Walter of Châtillon’s Alexandreis: Epic and the Problem of Historical Understanding (M.K. Lafferty)

M.K. Lafferty. Walter of Châtillon’s Alexandreis: Epic and the Problem of Historical Understanding (PJML 2)

Walter of Châtillon, the twelfth-century Latin Poet now famed for his satirical lyrics, acquired international renown in the Middle Ages for his epic on Alexander the Great, the Alexandreis. This work did for the Middle Ages what Vergil had done for the Romans, proving the ability of the moderni to rival the ancients in learning and the arts. The Alexandreis immediately joined the Aeneid in the medieval paideia and was read in school rooms throughout Europe in the thirteenth and fourteenth centuries.

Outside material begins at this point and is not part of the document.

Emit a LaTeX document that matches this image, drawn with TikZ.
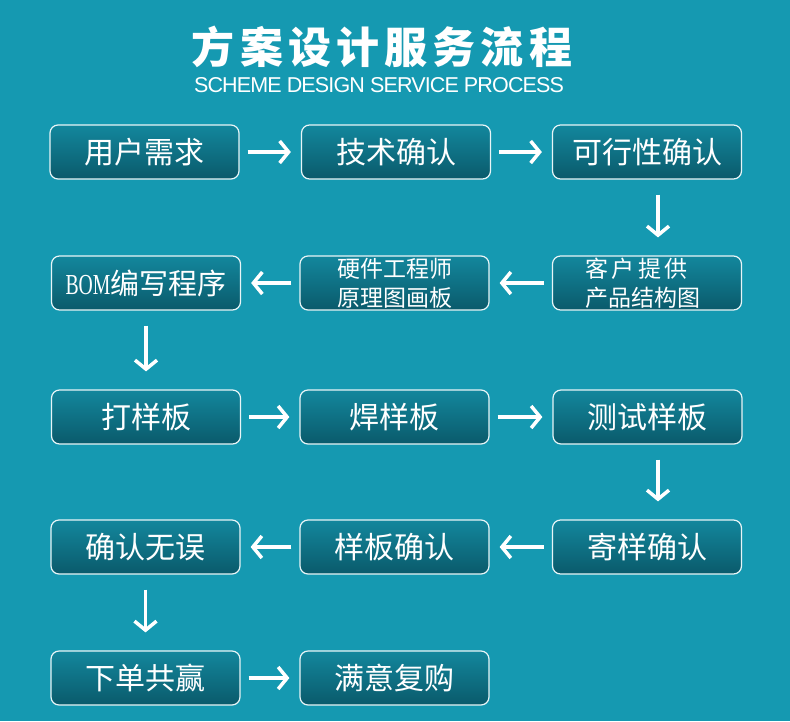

The Alexandreis enters into the twelfth-century debate about education. The intellectual world was rapidly changing, as the schools became specialized and professionalized, threatening the hitherto secure position of the liberal arts and Latin literature in the educational curriculum. At the same time, translations from Arabic and Greek, not only of the works of Aristotle, but also of Arabic philosophers, had begun to alter the concerns and methodologies of Western scholars. Theologians increasingly used Hebrew commentaries in their studies of the Hebrew Scriptures. The awareness of the intellectual achievements both of the ancients and of highly-civilized non-Christian contemporary cultures had reached a new peak. This influx from other cultures created a veritable Babel of works and ideas for twelfth-century intellectuals to digest and assimilate into the Latin world view and historiography of the West. Walter makes the difficulties of understanding other languages and cultures, both past and the present, a major theme in his Alexandreis. Walter’s exploration of the problems of interpretating, not only languages, but also of the texts, philosophies, religions and literatures of the past is the subject of this study.

Maura K. Lafferty studied Classics at Wellesey College, the University of North Carolina and has received her PhD in Medieval Studies at the University of Toronto. She has published on Walter of Chatillon’s lyrics, especially the Alexandreis, and on medieval manuscripts of classical epic. She is now teaching Classics at Bowdoin College (Brunswick, Maine).